=== Data shown ===
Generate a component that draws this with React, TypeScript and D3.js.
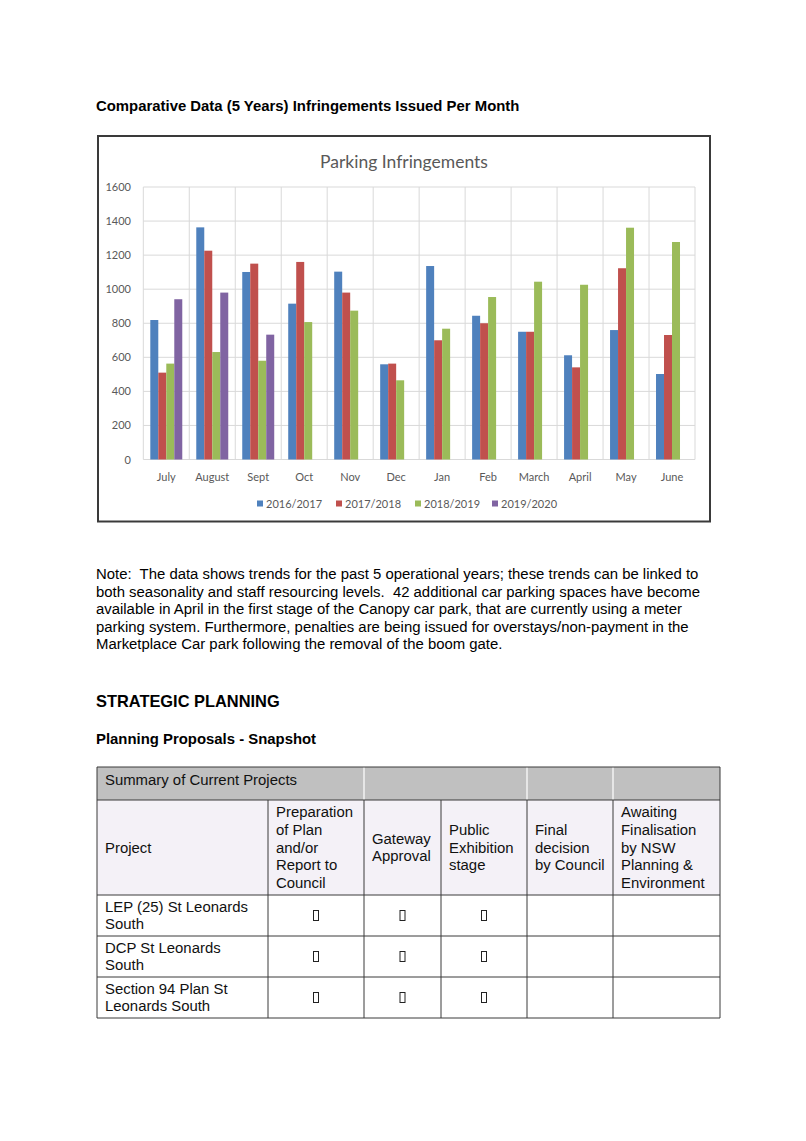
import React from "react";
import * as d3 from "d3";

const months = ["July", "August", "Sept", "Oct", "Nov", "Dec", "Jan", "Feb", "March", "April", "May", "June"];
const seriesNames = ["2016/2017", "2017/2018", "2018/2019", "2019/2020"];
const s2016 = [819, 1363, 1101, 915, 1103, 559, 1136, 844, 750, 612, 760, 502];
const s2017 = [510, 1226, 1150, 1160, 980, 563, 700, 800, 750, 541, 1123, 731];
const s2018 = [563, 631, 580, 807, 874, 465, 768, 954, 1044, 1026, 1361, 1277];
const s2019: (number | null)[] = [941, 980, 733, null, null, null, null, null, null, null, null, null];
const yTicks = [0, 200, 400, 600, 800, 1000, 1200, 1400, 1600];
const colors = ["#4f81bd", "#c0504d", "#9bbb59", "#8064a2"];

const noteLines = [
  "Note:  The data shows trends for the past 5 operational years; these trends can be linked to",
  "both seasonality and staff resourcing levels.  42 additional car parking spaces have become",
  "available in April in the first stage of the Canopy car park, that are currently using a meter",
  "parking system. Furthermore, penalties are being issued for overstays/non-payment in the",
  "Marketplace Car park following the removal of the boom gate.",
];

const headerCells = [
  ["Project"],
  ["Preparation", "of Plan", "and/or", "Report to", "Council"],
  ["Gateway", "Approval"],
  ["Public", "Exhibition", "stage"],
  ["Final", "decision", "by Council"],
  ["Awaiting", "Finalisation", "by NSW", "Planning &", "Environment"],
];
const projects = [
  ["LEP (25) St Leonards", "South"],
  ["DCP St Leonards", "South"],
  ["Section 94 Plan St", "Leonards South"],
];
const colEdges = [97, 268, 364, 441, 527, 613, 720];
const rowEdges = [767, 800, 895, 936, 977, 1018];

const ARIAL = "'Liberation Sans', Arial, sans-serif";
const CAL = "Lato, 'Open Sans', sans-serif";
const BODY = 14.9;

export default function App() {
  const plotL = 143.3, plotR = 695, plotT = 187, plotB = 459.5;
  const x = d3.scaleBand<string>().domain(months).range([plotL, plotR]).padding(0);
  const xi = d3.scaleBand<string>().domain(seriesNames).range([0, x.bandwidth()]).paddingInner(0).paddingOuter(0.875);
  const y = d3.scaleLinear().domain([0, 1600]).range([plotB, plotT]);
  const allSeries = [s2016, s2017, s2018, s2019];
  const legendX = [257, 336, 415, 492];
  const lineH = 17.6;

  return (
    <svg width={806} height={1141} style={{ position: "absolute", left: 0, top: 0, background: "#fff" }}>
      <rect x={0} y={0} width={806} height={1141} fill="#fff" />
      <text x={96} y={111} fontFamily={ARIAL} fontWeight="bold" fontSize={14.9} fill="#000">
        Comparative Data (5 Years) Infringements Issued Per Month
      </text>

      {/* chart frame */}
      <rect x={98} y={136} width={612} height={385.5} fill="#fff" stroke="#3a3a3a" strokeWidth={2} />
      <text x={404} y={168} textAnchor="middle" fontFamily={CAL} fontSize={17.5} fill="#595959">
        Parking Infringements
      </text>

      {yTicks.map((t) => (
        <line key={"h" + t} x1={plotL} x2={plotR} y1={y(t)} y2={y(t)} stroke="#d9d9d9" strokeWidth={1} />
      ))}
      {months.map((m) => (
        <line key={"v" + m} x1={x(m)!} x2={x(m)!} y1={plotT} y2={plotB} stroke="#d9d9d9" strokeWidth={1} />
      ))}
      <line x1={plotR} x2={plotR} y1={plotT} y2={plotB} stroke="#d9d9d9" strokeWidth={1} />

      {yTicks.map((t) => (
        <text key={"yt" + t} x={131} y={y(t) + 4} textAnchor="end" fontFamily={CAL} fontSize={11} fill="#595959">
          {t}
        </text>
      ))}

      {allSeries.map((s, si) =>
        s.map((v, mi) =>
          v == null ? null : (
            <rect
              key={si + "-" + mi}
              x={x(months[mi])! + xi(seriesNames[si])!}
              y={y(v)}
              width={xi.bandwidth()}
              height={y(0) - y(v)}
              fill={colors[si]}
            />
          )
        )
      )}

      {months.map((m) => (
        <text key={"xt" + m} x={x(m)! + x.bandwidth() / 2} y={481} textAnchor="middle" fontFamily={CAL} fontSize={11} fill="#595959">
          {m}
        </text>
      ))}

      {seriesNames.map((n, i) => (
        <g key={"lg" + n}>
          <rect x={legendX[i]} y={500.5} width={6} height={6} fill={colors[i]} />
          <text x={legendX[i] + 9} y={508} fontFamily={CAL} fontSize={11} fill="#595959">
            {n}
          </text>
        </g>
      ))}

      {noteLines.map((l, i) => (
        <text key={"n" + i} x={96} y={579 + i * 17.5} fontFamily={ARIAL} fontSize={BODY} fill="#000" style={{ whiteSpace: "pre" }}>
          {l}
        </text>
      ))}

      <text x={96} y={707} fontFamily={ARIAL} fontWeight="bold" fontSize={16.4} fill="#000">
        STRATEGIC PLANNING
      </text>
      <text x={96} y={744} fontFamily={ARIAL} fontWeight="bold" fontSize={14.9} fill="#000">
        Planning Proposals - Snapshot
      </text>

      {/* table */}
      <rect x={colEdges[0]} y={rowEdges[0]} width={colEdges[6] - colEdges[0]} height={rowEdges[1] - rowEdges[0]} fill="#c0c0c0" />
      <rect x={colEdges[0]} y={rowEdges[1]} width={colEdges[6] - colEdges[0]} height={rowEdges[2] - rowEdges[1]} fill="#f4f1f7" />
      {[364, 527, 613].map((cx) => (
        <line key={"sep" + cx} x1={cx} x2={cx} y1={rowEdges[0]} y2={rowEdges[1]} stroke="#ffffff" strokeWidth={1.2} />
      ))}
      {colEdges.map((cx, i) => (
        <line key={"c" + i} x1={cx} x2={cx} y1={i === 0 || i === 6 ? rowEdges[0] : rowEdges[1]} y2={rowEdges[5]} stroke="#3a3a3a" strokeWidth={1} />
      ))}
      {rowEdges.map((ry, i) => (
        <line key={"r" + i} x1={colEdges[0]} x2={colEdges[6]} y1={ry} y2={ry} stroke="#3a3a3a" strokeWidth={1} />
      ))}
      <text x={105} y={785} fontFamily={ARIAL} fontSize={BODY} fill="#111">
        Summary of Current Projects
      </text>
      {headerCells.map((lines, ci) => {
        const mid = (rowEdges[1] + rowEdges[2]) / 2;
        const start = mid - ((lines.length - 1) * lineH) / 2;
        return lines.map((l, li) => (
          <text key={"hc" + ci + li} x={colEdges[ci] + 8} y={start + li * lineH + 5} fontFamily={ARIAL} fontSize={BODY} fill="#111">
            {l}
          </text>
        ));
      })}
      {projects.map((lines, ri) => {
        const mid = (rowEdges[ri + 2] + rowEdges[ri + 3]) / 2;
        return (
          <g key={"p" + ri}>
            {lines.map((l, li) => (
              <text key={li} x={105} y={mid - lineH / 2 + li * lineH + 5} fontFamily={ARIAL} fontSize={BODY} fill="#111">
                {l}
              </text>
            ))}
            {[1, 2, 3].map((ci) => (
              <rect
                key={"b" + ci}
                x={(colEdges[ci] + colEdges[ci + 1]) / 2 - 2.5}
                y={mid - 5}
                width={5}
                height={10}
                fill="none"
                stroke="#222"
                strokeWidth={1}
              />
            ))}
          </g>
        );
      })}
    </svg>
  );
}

=== What is asked ===
From the first line above through the line containing "import * as", copy everything exactly, without the pictures.

=== Answer for this exercise ===
Generate a component that draws this with React, TypeScript and D3.js.
import React from "react";
import * as d3 from "d3";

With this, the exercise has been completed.